Carney: The president is “drawing a line” on debt-limit negotation until the government reopens

posted at 7:21 pm on October 3, 2013 by Erika Johnsen

Another day without any apparent movement in either direction on reversing the government shutdown, with President Obama coming on strong with his “there will be no negotiations” stance this morning. As Ed already pointed out earlier, even if the GOP can scrape together a new “grand bargain” scheme that brings together a conglomerated shutdown-debt ceiling deal, the Democrats aren’t likely to let up on the intransigence — and I would merely like to point out the facepalm-worthy turn of phrase used by White House Press Secretary Jay Carney in reiterating said political intransigence this afternoon. Time to retire the “line drawing” imagery in reference to presidential fortitude, no? Via NRO:

We’re talking about turning the full faith and credit of the United States into something that’s an open question every year, every quarter, it could be every week, and that’s just unacceptable, so, the president is drawing a line here. He cannot do it, he will not do it.

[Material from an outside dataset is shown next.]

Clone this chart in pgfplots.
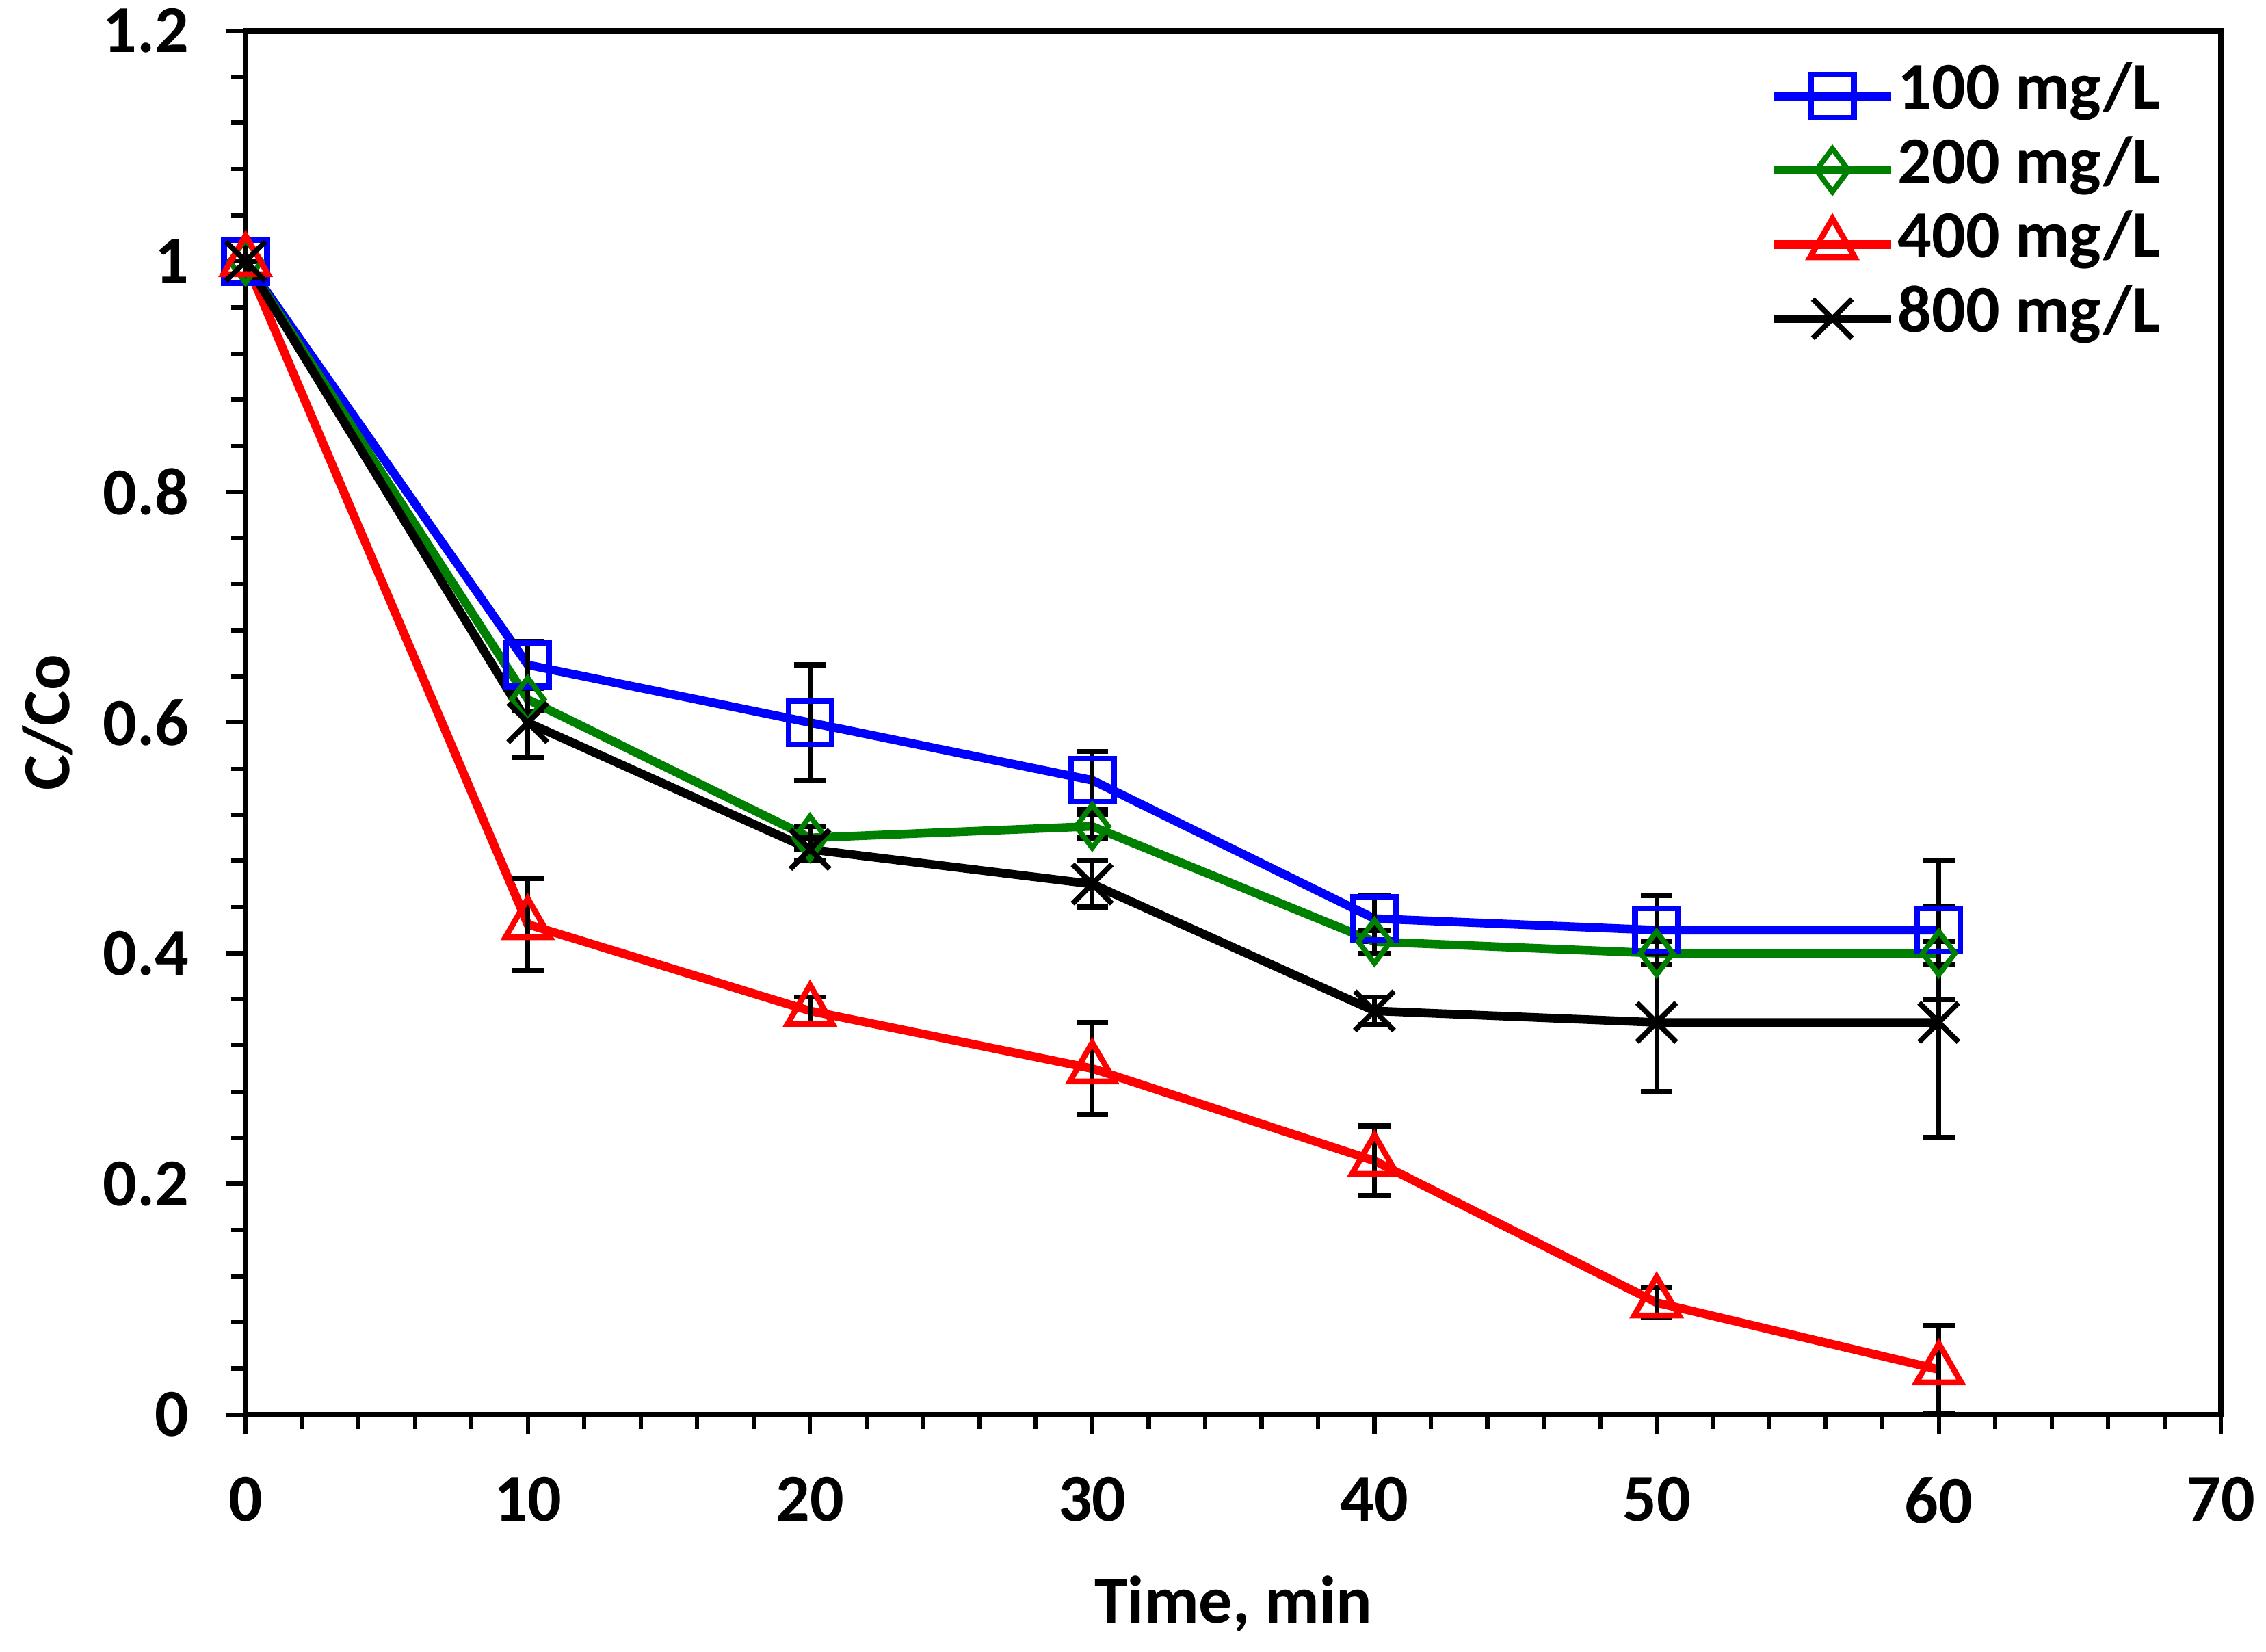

…Yes. Anyhow. In case anybody was concerned that the White House might turn to any extraordinary powers to avert hitting the debt ceiling, they’re putting the word out that there will be no 14th-Amendment or trillion dollar coin shenanigans — just to be clear:

But Jason Furman, chairman of the White House Council of Economic Advisers, rejected the idea outright. Under the Constitution’s Article I, Section 8, Congress is granted the power “to pay the debts … of the United States” and “to borrow money on the credit of the United States.” The administration’s lawyers have concluded this means the president can’t issue government debt on his own authority, said Mr. Furman in an interview with Wall Street Journal reporters and editors. …

Another idea some have discussed is having the U.S. Treasury mint a $1 trillion platinum coin, under a federal law that envisioned commemorative coins, and deposit that at the Federal Reserve. Mr. Furman, repeating statements from early this year, said that’s also a no-go.

Apart from congressional action, he said, “there isn’t an out here.”